This is my personal blog. The views expressed here do not necessarily represent those of the congregations or presbytery I serve.

Tuesday, March 10, 2009

Jenkins Continued....

One last thing from Jenkins' book.  Christianity seems to have fared best in places where believers were not members of a single class or social group.  Rather, where the faith is spread broadly throughout the population, it remains strongest.

The example here is north Africa.  In Egypt, Christianity became identified with the whole people, originally the Copts.  Thus it was harder to stamp out; the faith remains relatively strong in Egypt today, compared with other countries in the region.  But in the rest of north Africa, Christianity was wiped out early and completely.  This is because the faith never got out of the cities and into the countryside, and it was identified with a particular class of people, and didn't take root in the general population.

There is no automatic and easy application of Jenkins' insights to our situation.  Presbyterians and "main-line" Protestants have experienced breathtaking declines over the past 40 years.  (It may be argued that this "decline" is only after an anomalous period of growth in the 1950's, and that we are now resuming the longer and more gradual decline that had already been happening earlier in the century.)  

Be that as it may,  we face some of the same dynamics that other Christian groups have had to deal with in other parts of the world.  

We experience no overt persecution, but do have to face a tempting alternative ideology/philosophy (secularism/Modernism) which subtly and not-so-subtly overwhelms the integrity of churches.  

We do have a persistent identification of the church with a particular class, generation, race, or social group.  

We do have in the minds of many the identification of the church with a particular nation and often its policies and interests.  

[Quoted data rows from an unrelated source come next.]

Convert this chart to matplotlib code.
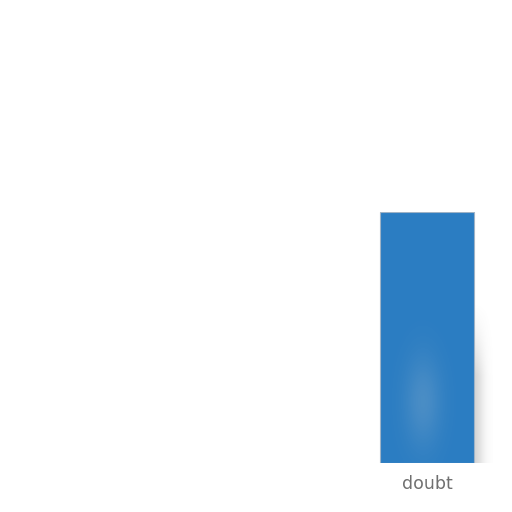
import matplotlib
matplotlib.use('Agg')
import matplotlib.pyplot as plt
import numpy as np

categories = ['doubt']
values = [1.0]

bar_color = '#2b7dc2'

fig = plt.figure(figsize=(5.12, 5.12), dpi=100)
# axes: bottom of bars at y=463px, value 1.0 at y=212px
ax = fig.add_axes([0.0, (512 - 463) / 512, 1.0, (463 - 212) / 512])
ax.set_ylim(0, 1)
ax.set_xlim(-4.537, 0.903)
ax.axis('off')

x = np.arange(len(categories))
width = 94 / 512 * 5.44

# soft shadow to the right, fading upwards
yy, xx = np.mgrid[0:100, 0:60]
sh_alpha = np.exp(-((xx - 8) / 26.0) ** 2) * np.clip((yy - 2) / 45.0, 0, 1) ** 1.5 * 0.32
sh = np.zeros((100, 60, 4))
sh[..., :3] = 0.5
sh[..., 3] = sh_alpha
for b in ax.bar(x, values, width=width, color='none', linewidth=0):
    x1 = b.get_x() + b.get_width()
    ax.imshow(sh, extent=[x1 - 0.03, x1 + 0.2, 0.0, 0.66], aspect='auto',
              zorder=1, origin='upper', interpolation='bilinear')

bars = ax.bar(x, values, width=width, color=bar_color, edgecolor='#9fb3c6',
              linewidth=0.8, zorder=3)

# faint blurred highlight near the bottom of the bar
gy, gx = np.mgrid[0:100, 0:60]
hl_alpha = np.exp(-((gx - 27) / 12.0) ** 2 - ((gy - 62) / 28.0) ** 2) * 0.18
hl = np.zeros((100, 60, 4))
hl[..., :3] = 0.85
hl[..., 3] = hl_alpha
for b in bars:
    x0, w = b.get_x(), b.get_width()
    ax.imshow(hl, extent=[x0, x0 + w, 0.0, 0.65], aspect='auto',
              zorder=4, origin='upper', interpolation='bilinear')
    ax.text(x0 + w / 2, -0.048, categories[0], ha='center', va='top',
            fontsize=12.5, color='#707070', family='DejaVu Sans')

ax.set_xlim(-4.537, 0.903)
ax.set_ylim(0, 1)
fig.savefig('out.png', dpi=100)
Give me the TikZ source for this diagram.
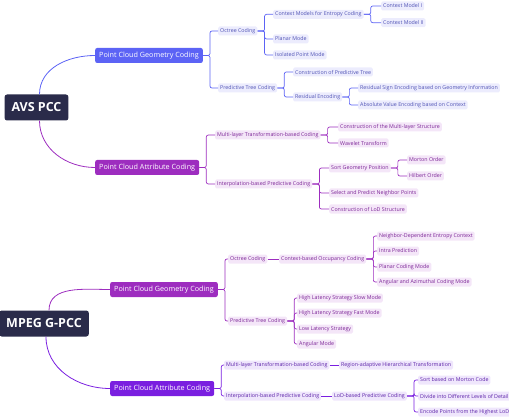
\documentclass[tikz,border=0pt]{standalone}
\usepackage{fontspec}
\setmainfont{Open Sans}
\definecolor{rootcol}{HTML}{2A2B4A}
\definecolor{bluecol}{HTML}{5C63F5}
\definecolor{bluefill}{HTML}{ECECFD}
\definecolor{bluetext}{HTML}{4F52B5}
\definecolor{purpcol}{HTML}{9D2DBF}
\definecolor{purpfill}{HTML}{F4E6F8}
\definecolor{purptext}{HTML}{7B2496}
\definecolor{violcol}{HTML}{7A1FE0}
\definecolor{violfill}{HTML}{EFE6FC}
\definecolor{violtext}{HTML}{5B21A8}
\begin{document}
\begin{tikzpicture}[x=1pt, y=-1pt,
    root/.style={fill=rootcol, text=white, rounded corners=2.5pt, font=\fontsize{12.5}{15}\selectfont\bfseries, inner xsep=7pt, minimum height=26pt},
    lone/.style={text=white, rounded corners=2pt, anchor=west, font=\fontsize{7.2}{9}\selectfont, inner xsep=4pt, minimum height=15pt},
    leaf/.style={rounded corners=1.5pt, anchor=west, font=\fontsize{5.3}{6}\selectfont, inner xsep=2pt, inner ysep=0pt, minimum height=9pt},
    bleaf/.style={leaf, fill=bluefill, text=bluetext},
    pleaf/.style={leaf, fill=purpfill, text=purptext},
    vleaf/.style={leaf, fill=violfill, text=violtext},
    link/.style={rounded corners=2pt, line width=0.7pt}]
  \useasboundingbox (0,0) rectangle (509,417);

  % AVS PCC
  \node[root] (avs) at (36.5,107.5) {AVS PCC};
  \node[lone, fill=bluecol] (avsgeo) at (95,55.5) {Point Cloud Geometry Coding};
  \node[lone, fill=purpcol] (avsattr) at (95,167.5) {Point Cloud Attribute Coding};
  \draw[bluecol, line width=0.8pt] ([xshift=3pt]avs.north) to[out=90, in=180] (avsgeo.west);
  \draw[purpcol, line width=0.8pt] ([xshift=3pt]avs.south) to[out=-90, in=180] (avsattr.west);

  % AVS geometry
  \node[bleaf] (avsoct) at (218,31) {Octree Coding};
  \node[bleaf] (avsctx) at (273,14.3) {Context Models for Entropy Coding};
  \node[bleaf] (avscmone) at (381,6) {Context Model I};
  \node[bleaf] (avscmtwo) at (381,22.7) {Context Model II};
  \node[bleaf] (avsplan) at (273,39) {Planar Mode};
  \node[bleaf] (avsiso) at (273,55) {Isolated Point Mode};
  \node[bleaf] (avspred) at (218,88) {Predictive Tree Coding};
  \node[bleaf] (avscons) at (293,72) {Construction of Predictive Tree};
  \node[bleaf] (avsres) at (293,97) {Residual Encoding};
  \node[bleaf] (avssign) at (358,88) {Residual Sign Encoding based on Geometry Information};
  \node[bleaf] (avsabs) at (358,105) {Absolute Value Encoding based on Context};

  % AVS attribute
  \node[pleaf] (avsml) at (215,135) {Multi-layer Transformation-based Coding};
  \node[pleaf] (avsmls) at (338,127) {Construction of the Multi-layer Structure};
  \node[pleaf] (avswav) at (338,143) {Wavelet Transform};
  \node[pleaf] (avsint) at (215,184) {Interpolation-based Predictive Coding};
  \node[pleaf] (avssort) at (329,168) {Sort Geometry Position};
  \node[pleaf] (avsmort) at (407,160) {Morton Order};
  \node[pleaf] (avshilb) at (407,176) {Hilbert Order};
  \node[pleaf] (avssel) at (329,193) {Select and Predict Neighbor Points};
  \node[pleaf] (avslod) at (329,209) {Construction of LoD Structure};

  % MPEG G-PCC
  \node[root] (mpeg) at (44,323.5) {MPEG G-PCC};
  \node[lone, fill=purpcol] (mpeggeo) at (110,289.5) {Point Cloud Geometry Coding};
  \node[lone, fill=violcol] (mpegattr) at (110,388.5) {Point Cloud Attribute Coding};
  \draw[purpcol, line width=0.8pt] ([xshift=5pt]mpeg.north) to[out=90, in=180] (mpeggeo.west);
  \draw[violcol, line width=0.8pt] ([xshift=2pt]mpeg.south) to[out=-90, in=180] (mpegattr.west);

  % MPEG geometry
  \node[pleaf] (mpoct) at (228,259) {Octree Coding};
  \node[pleaf] (mpctx) at (279,259) {Context-based Occupancy Coding};
  \node[pleaf] (mpnei) at (377,236) {Neighbor-Dependent Entropy Context};
  \node[pleaf] (mpintra) at (377,251) {Intra Prediction};
  \node[pleaf] (mpplan) at (377,267) {Planar Coding Mode};
  \node[pleaf] (mpang) at (377,282) {Angular and Azimuthal Coding Mode};
  \node[pleaf] (mppred) at (228,321) {Predictive Tree Coding};
  \node[pleaf] (mpslow) at (297,298) {High Latency Strategy Slow Mode};
  \node[pleaf] (mpfast) at (297,313) {High Latency Strategy Fast Mode};
  \node[pleaf] (mplow) at (297,329) {Low Latency Strategy};
  \node[pleaf] (mpangm) at (297,344) {Angular Mode};

  % MPEG attribute
  \node[vleaf] (mpml) at (224,365) {Multi-layer Transformation-based Coding};
  \node[vleaf] (mpraht) at (339,365) {Region-adaptive Hierarchical Transformation};
  \node[vleaf] (mpint) at (224,396) {Interpolation-based Predictive Coding};
  \node[vleaf] (mplodp) at (332,396) {LoD-based Predictive Coding};
  \node[vleaf] (mpsort) at (418,380) {Sort based on Morton Code};
  \node[vleaf] (mpdiv) at (418,396) {Divide into Different Levels of Detail};
  \node[vleaf] (mpenc) at (418,412) {Encode Points from the Highest LoD};

  % Connectors
  \foreach \p/\c in {avsgeo/avsoct, avsgeo/avspred, avsoct/avsctx, avsoct/avsplan, avsoct/avsiso,
      avsctx/avscmone, avsctx/avscmtwo, avspred/avscons, avspred/avsres, avsres/avssign, avsres/avsabs}
    \draw[link, bluecol] (\p.east) -- ++(7pt,0) |- (\c.west);
  \foreach \p/\c in {avsattr/avsml, avsattr/avsint, avsml/avsmls, avsml/avswav, avsint/avssort,
      avsint/avssel, avsint/avslod, avssort/avsmort, avssort/avshilb,
      mpeggeo/mpoct, mpeggeo/mppred, mpctx/mpnei, mpctx/mpintra, mpctx/mpplan, mpctx/mpang,
      mppred/mpslow, mppred/mpfast, mppred/mplow, mppred/mpangm}
    \draw[link, purpcol] (\p.east) -- ++(7pt,0) |- (\c.west);
  \draw[link, purpcol] (mpoct) -- (mpctx);
  \foreach \p/\c in {mpegattr/mpml, mpegattr/mpint, mplodp/mpsort, mplodp/mpdiv, mplodp/mpenc}
    \draw[link, violcol] (\p.east) -- ++(7pt,0) |- (\c.west);
  \draw[link, violcol] (mpml) -- (mpraht);
  \draw[link, violcol] (mpint) -- (mplodp);
\end{tikzpicture}
\end{document}
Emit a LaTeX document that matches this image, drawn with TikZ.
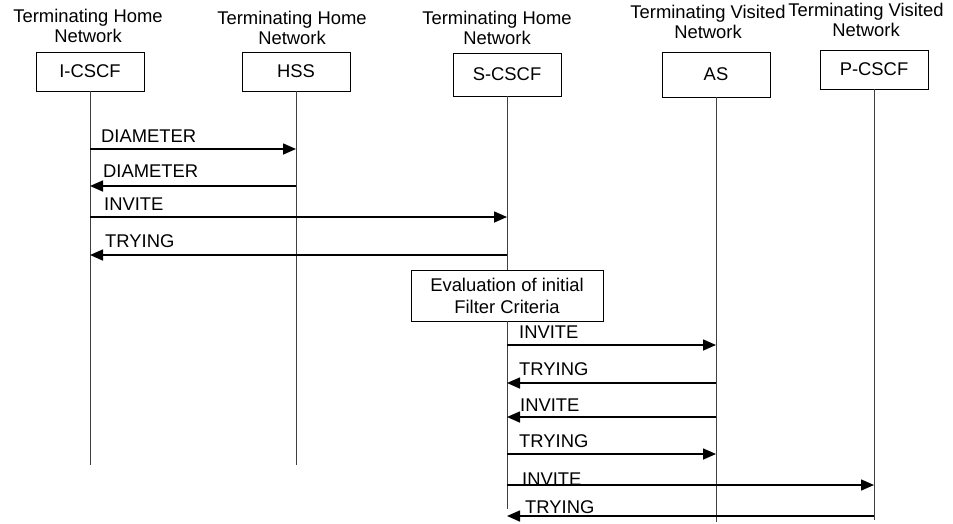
\documentclass[tikz,border=0pt]{standalone}
\usepackage{fontspec}
\setmainfont{Liberation Sans}
\usetikzlibrary{arrows.meta}
\begin{document}
\begin{tikzpicture}[x=1pt,y=-1pt,
	every node/.style={font=\fontsize{18.4}{20}\selectfont},
	entity/.style={draw,black,line width=0.8pt,minimum width=108pt,minimum height=39pt,inner sep=0pt},
	netlabel/.style={align=center,inner sep=0pt,anchor=south},
	lifeline/.style={draw=black!75,line width=1pt},
	msg/.style={black,line width=1.6pt,-{Triangle[length=13pt,width=11pt]}},
	msglabel/.style={anchor=base west,inner sep=0pt}]
	\useasboundingbox (0,0) rectangle (953,523);
	% entities
	\node[entity](icscf) at (90,71.5){I-CSCF};
	\node[entity](hss) at (296,71.5){HSS};
	\node[entity,minimum height=43pt](scscf) at (507,74.5){S-CSCF};
	\node[entity,minimum height=45pt](as) at (716,74.5){AS};
	\node[entity](pcscf) at (874,69.5){P-CSCF};
	\node[netlabel](icscfnet) at (88,43){Terminating Home\\Network};
	\node[netlabel](hssnet) at (292,44.5){Terminating Home\\Network};
	\node[netlabel](scscfnet) at (497,44.5){Terminating Home\\Network};
	\node[netlabel](asnet) at (708,39){Terminating Visited\\Network};
	\node[netlabel](pcscfnet) at (866,37){Terminating Visited\\Network};
	% lifelines
	\coordinate(icscfend) at (90,465);
	\coordinate(hssend) at (296,465);
	\coordinate(scscfend) at (507,509);
	\coordinate(asend) at (716,522);
	\coordinate(pcscfend) at (874,520);
	\node[draw,black,line width=0.8pt,minimum width=192pt,minimum height=51pt,align=center,inner sep=0pt,font=\fontsize{18.4}{22}\selectfont](ifc) at (507,295.5){Evaluation of initial\\Filter Criteria};
	\draw[lifeline](icscf)--(icscfend);
	\draw[lifeline](hss)--(hssend);
	\draw[lifeline](scscf)--(ifc);
	\draw[lifeline](ifc)--(scscfend);
	\draw[lifeline](as)--(asend);
	\draw[lifeline](pcscf)--(pcscfend);
	% messages
	\draw[msg](icscf |- 0,149)--(hss |- 0,149);
	\node[msglabel](dia1) at (101,142){DIAMETER};
	\draw[msg](hss |- 0,186)--(icscf |- 0,186);
	\node[msglabel](dia2) at (103,177){DIAMETER};
	\draw[msg](icscf |- 0,217)--(scscf |- 0,217);
	\node[msglabel](inv1) at (104,210){INVITE};
	\draw[msg](scscf |- 0,255)--(icscf |- 0,255);
	\node[msglabel](try1) at (105,247){TRYING};
	\draw[msg](scscf |- 0,345)--(as |- 0,345);
	\node[msglabel](inv2) at (519,338){INVITE};
	\draw[msg](as |- 0,383)--(scscf |- 0,383);
	\node[msglabel](try2) at (519,375){TRYING};
	\draw[msg](as |- 0,417)--(scscf |- 0,417);
	\node[msglabel](inv3) at (520,411){INVITE};
	\draw[msg](scscf |- 0,454)--(as |- 0,454);
	\node[msglabel](try3) at (519,447){TRYING};
	\draw[msg](scscf |- 0,485)--(pcscf |- 0,485);
	\node[msglabel](inv4) at (522,485){INVITE};
	\draw[msg](pcscf |- 0,516)--(scscf |- 0,516);
	\node[msglabel](try4) at (525,513){TRYING};
\end{tikzpicture}
\end{document}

This interestingly cuts both ways.  Christianity seems to flourish more when it is thoroughly indigenized, as in Egypt.  But there is a danger of becoming a "national church," which was the downfall of European Christianity over the disgrace of World War I, with "Christian" nations slaughtering each other at a ghastly rate.  And: is the nominal Christianity identified with a particular people or nation really faithful to the gospel of Jesus Christ, or is it just a religious prop to a national self-identity?